Upper Township, NJ


UPPER TOWNSHIP, ORIGINALLY the home of the Lenni Lenape Indians, is located in the upper most portion of Cape May County. A large land area of 63.4 square miles, the Township is principally rural.

The Township form of municipal government in post-revolutionary New Jersey began with the passage of the Township Act. This law incorporated the original 103 Townships of New Jersey, Upper Township being one of the originals. The early Township Form, as created by the 1798 act, closely resembled the New England town meeting, and was thus a direct democracy. At the annual town meeting the vote was available to white males, at least 21 years old, who were citizens of New Jersey and residents of the township for at least six months; who paid taxes in the township, or who owned land, or rented a home in the township for a rent of at least five dollars a year. On the annual town meeting day, the voters of the township would assemble between 11:00 a.m. and noon. The first order of business was the election of a presiding officer for the township meeting.

The Township Act of 1798 granted the town meeting the following powers: manage and improve common lands, establish and maintain pounds, make provisions for the destruction of noxious wild animals and birds, maintain and support the poor, build and maintain roads, and tax in order to carry out township responsibilities.

The town meeting was also authorized to elect the following officials for a term of one year: a township clerk, one or more tax assessors, one or more tax collectors, three or more “judicious freeholders of good character” to hear tax appeals, surveyors of the highways, one or more overseers of the poor, one or more constables, as many overseers of the highways and pound keepers as deemed necessary or convenient, one “reputable freeholder to serve as a judge of elections,”

Thus, the function of the township committee under the Township Act of 1798 was simply to supervise the expenditure of township funds between town meetings. In a way, the township committee under the original Township Act closely resembled the board of selectmen which supervised the expenditure of municipal funds between town meetings in New England.

In 1899, a sweeping revision of the Township Act was passed. The Township Act of 1899 completely changed the way townships were governed. The town meeting, a township institution for 101 years, was abolished, and all municipal legislative powers were concentrated in the hands of a greatly strengthened township committee.

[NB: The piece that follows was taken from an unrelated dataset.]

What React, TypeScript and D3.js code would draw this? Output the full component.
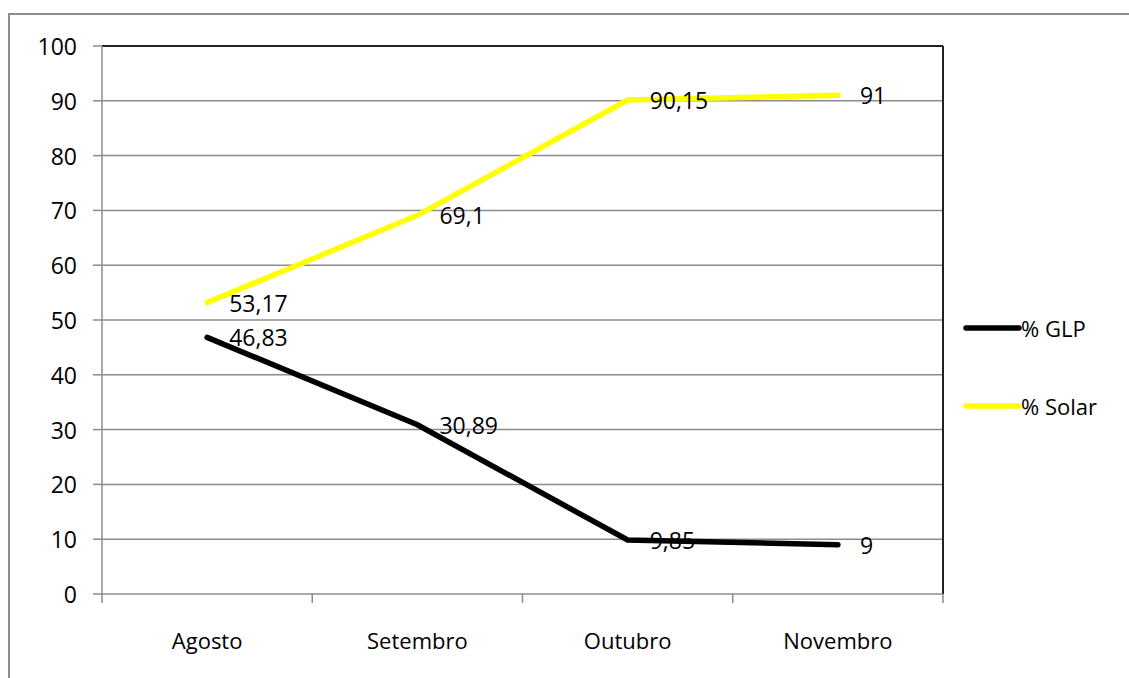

Instead of merely being a financial watchdog supervising the expenditure of township funds between meetings, the township committee was upgraded to a policy making body, empowered to pass ordinances and make certain appointments. Under the 1899 law, the township committee consisted of three members (the law was later amended to allow for an increase to five members) elected to staggered, three year terms.

The township had few villages before the Revolution. They were Goldins’ or Stites’ Point, Littleworth (now Petersburg) and Williamsburg (now Tuckahoe.) Tuckahoe is the only Indian name remaining in the county or the Township. Literally translated it means where the deer are plentiful or where deer are shy.

At the last census of 2010 the total population of the Township was 12,373. There were 4,566 households with an average family size 3.14 people.  The median age is 43.6 with 48.6% of the population is male and 51.4% of the population is female.  26.4% of the population is below the age of 19;  18.8% of the population is between 20-39; 33.9 % of the population is between 40-59; 17% of the population is between 60-79; and 3.9% of the population is over 80.

The Township offers great vacation opportunities. There are beaches in Strathmere, Tuckahoe and Beesleys Point. Campgrounds are located throughout. There are parks, golf courses, and areas for boating and canoeing.

Much of what Upper Township is today is due in part to the many volunteers who serve on the various boards. The Planning and Zoning Boards have done an excellent job controlling business and residential growth to preserve the quality of life.